Pues bien, esas cenas, tan diferentes entre sí, comparten un elemento que las une: la concurrencia del cuñao. En efecto, en todas ellas hay por lo menos uno, a veces varios, y uno tiene que ser capaz de reconocerlo(s). De lo contrario, se verá obligado a hacerse una pregunta incómoda, dolorosa, que los menos humildes jamás se han hecho y lo más honestos reconocerán que les ha atormentado alguna que otra vez: ¿seré yo? Y es una pregunta difícil de contestar porque no existe un solo tipo de cuñao, ni siquiera una definición concreta o precisa del término, pues, como «democracia», «cuñao» se dice de muchas maneras. Existe el cuñao futbolístico, que es consciente de la eficacia del doble pivote y también de la importancia de jugar por las bandas, el político, que asegura que «quien no vota no puede quejarse» y que «los extremos se tocan», y el taurino, que grita al torero «¡crúzate!» independientemente de cómo se haya colocado. Pero el más representativo de la especie es el cuñao gastronómico, que sabe dónde se comen los mejores callos y la mejor oreja, y que siempre —¡siempre!— tiene un amigo que le consigue el jamón o el marisco o el vino a mitad de precio.

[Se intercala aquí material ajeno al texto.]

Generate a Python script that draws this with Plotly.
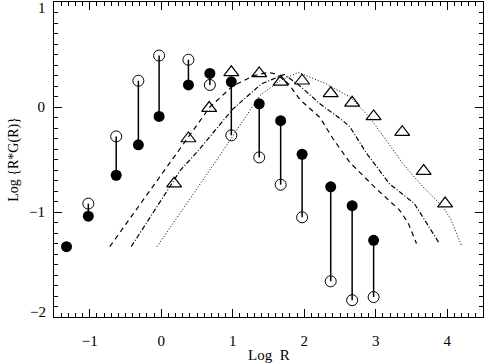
import plotly.graph_objects as go

# Filled circles (x, y)
filled_x = [-1.325, -1.02, -0.63, -0.32, -0.03, 0.38, 0.68, 0.98, 1.37, 1.67, 1.97, 2.37, 2.67, 2.97]
filled_y = [-1.33, -1.04, -0.65, -0.36, -0.09, 0.21, 0.32, 0.24, 0.03, -0.13, -0.45, -0.76, -0.94, -1.27]

# Open circles
open_x = [-1.02, -0.63, -0.32, -0.03, 0.38, 0.68, 0.98, 1.37, 1.67, 1.97, 2.37, 2.67, 2.97]
open_y = [-0.92, -0.28, 0.25, 0.49, 0.45, 0.21, -0.27, -0.48, -0.74, -1.05, -1.66, -1.84, -1.81]

# Open triangles
tri_x = [0.18, 0.38, 0.67, 0.98, 1.37, 1.67, 1.97, 2.37, 2.67, 2.97, 3.37, 3.67, 3.97]
tri_y = [-0.73, -0.30, -0.01, 0.33, 0.32, 0.24, 0.25, 0.13, 0.04, -0.09, -0.24, -0.61, -0.92]

# Model curves
dash_x = [-0.72, 0.0, 0.68, 1.0, 1.3, 1.5, 1.62, 1.78, 1.94, 2.22, 2.40, 2.64, 3.01, 3.33, 3.45, 3.57]
dash_y = [-1.33, -0.64, 0.0, 0.2, 0.3, 0.33, 0.31, 0.22, 0.07, -0.1, -0.3, -0.53, -0.78, -0.98, -1.1, -1.3]

dashdot_x = [-0.42, 0.03, 0.27, 0.5, 1.0, 1.4, 1.72, 1.94, 2.22, 2.54, 2.64, 2.87, 3.19, 3.54, 3.68, 3.89]
dashdot_y = [-1.33, -0.85, -0.6, -0.43, -0.02, 0.22, 0.31, 0.2, 0.03, -0.13, -0.19, -0.44, -0.73, -0.92, -1.07, -1.3]

dot_x = [-0.06, 0.82, 1.38, 1.66, 1.92, 2.31, 2.64, 2.91, 3.15, 3.38, 3.66, 3.94, 4.05, 4.2]
dot_y = [-1.33, -0.46, 0.11, 0.25, 0.33, 0.22, 0.095, -0.095, -0.32, -0.54, -0.76, -0.95, -1.07, -1.32]

x_ticks = [-1, 0, 1, 2, 3, 4]
x_labels = ["\u22121", "0", "1", "2", "3", "4"]
y_ticks = [-2, -1, 0, 1]
y_labels = ["\u22122", "\u22121", "0", "1"]

fig = go.Figure()

# connecting vertical segments
seg_x, seg_y = [], []
for xo, yo in zip(open_x, open_y):
    i = filled_x.index(xo)
    seg_x += [xo, xo, None]
    seg_y += [filled_y[i], yo, None]
fig.add_trace(go.Scatter(x=seg_x, y=seg_y, mode="lines",
                         line=dict(color="black", width=1.5), showlegend=False))

fig.add_trace(go.Scatter(x=dash_x, y=dash_y, mode="lines",
                         line=dict(color="black", width=1.2, dash="5px,4px"), showlegend=False))
fig.add_trace(go.Scatter(x=dashdot_x, y=dashdot_y, mode="lines",
                         line=dict(color="black", width=1.2, dash="5px,2px,1px,2px"), showlegend=False))
fig.add_trace(go.Scatter(x=dot_x, y=dot_y, mode="lines",
                         line=dict(color="black", width=1, dash="1px,2px"), showlegend=False))

fig.add_trace(go.Scatter(x=open_x, y=open_y, mode="markers",
                         marker=dict(symbol="circle-open", size=11, color="black", line=dict(width=1)),
                         showlegend=False))
fig.add_trace(go.Scatter(x=filled_x, y=filled_y, mode="markers",
                         marker=dict(symbol="circle", size=11, color="black"),
                         showlegend=False))
fig.add_trace(go.Scatter(x=tri_x, y=tri_y, mode="markers",
                         marker=dict(symbol="triangle-up-open", size=13, color="black", line=dict(width=1.2)),
                         showlegend=False))

family = "Liberation Serif, Times New Roman, serif"
font = dict(family=family, size=15, color="black")
axis_common = dict(showline=True, linecolor="black", linewidth=1.2, mirror="allticks",
                   ticks="inside", ticklen=8, tickwidth=1.2, tickcolor="black",
                   showgrid=False, zeroline=False, tickfont=font, automargin=False,
                   minor=dict(ticks="inside", ticklen=4, tickwidth=1, tickcolor="black", dtick=0.1, showgrid=False))

fig.update_xaxes(range=[-1.5, 4.5], tickvals=x_ticks, ticktext=x_labels, ticklabelstandoff=10, **axis_common)
# end labels of the y axis are nudged inward (as in the original), drawn as annotations
inner_labels = [lab if t not in (y_ticks[0], y_ticks[-1]) else "" for t, lab in zip(y_ticks, y_labels)]
fig.update_yaxes(range=[-2, 1], tickvals=y_ticks, ticktext=inner_labels, ticklabelstandoff=5, **axis_common)
fig.add_annotation(text=y_labels[-1], xref="paper", yref="y", x=0, y=y_ticks[-1], xanchor="right",
                   yanchor="middle", yshift=-6, xshift=-6, showarrow=False, font=font)
fig.add_annotation(text=y_labels[0], xref="paper", yref="y", x=0, y=y_ticks[0], xanchor="right",
                   yanchor="middle", yshift=5, xshift=-6, showarrow=False, font=font)

fig.add_annotation(text="Log  R", xref="paper", yref="paper", x=0.5, y=-0.122,
                   xanchor="center", yanchor="middle", showarrow=False, font=font)
fig.add_annotation(text="Log {R*G(R)}", xref="paper", yref="paper", x=-0.095, y=0.5,
                   xanchor="center", yanchor="middle", showarrow=False, textangle=-90,
                   font=dict(family=family, size=14, color="black"))

fig.update_layout(width=485, height=363, margin=dict(l=54, r=2, t=2, b=46),
                  plot_bgcolor="white", paper_bgcolor="white")

fig.write_html("out.html", config={"displayModeBar": False},
               post_script="document.body.style.margin='0px';document.body.style.overflow='hidden';")
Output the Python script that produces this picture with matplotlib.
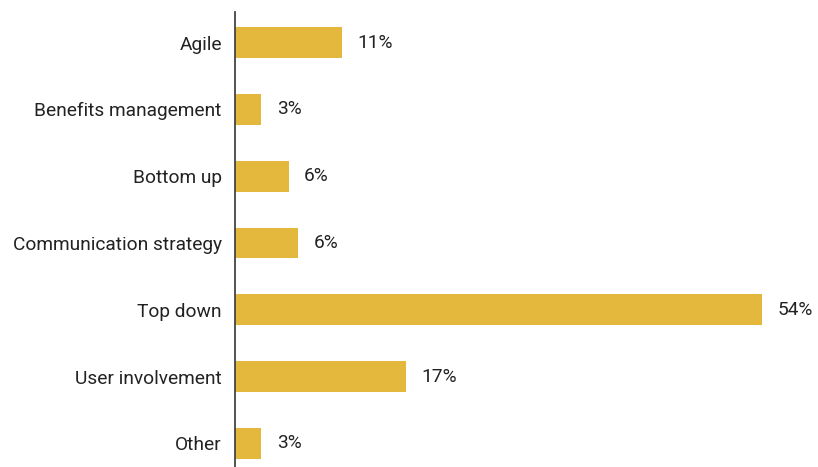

Por eso, si uno tuviese que señalar una característica del cuñao creo que sería la siguiente: es, ante todo, alguien que sentencia, que pontifica, que habla en forma de homilía. Y además no lo hace por envanecimiento, por orgullo, sino por caridad: como él ya lo sabe todo, procura transmitírnoslo para hacernos partícipes de su sabiduría, un poco como el que en el mito de Platón logra salir de la caverna y vuelve a contar a los de abajo lo que ha visto. Cuando nos habla del poso del vino, de su cuerpo o de los taninos no busca tanto impresionarnos como compartir con nosotros las verdades que le han sido reveladas. Que lo hace por nosotros, vaya, por nuestro bien. Y lo mismo cuando se ofrece a comprar el jamón: sólo trata de que nos ahorremos algo de dinero.

No obstante, el cuñao tal y como lo conocemos está en peligro de extinción. Es un anacronismo, una anomalía en un tiempo cosmopaleto y progresista; es, en fin, de lo poco que nos queda de esa Españita feliz en la que los adultos compraban discos en gasolineras y los niños comían Frigopiés. Su espíritu, en cambio, no desaparecerá nunca: podrá cambiar el fútbol por los videojuegos, hacerse antitaurino, incluso comer tofu en lugar de jamón, pero seguirá iluminándonos a todos con sus sentencias, con sus homilías, con sus comentarios.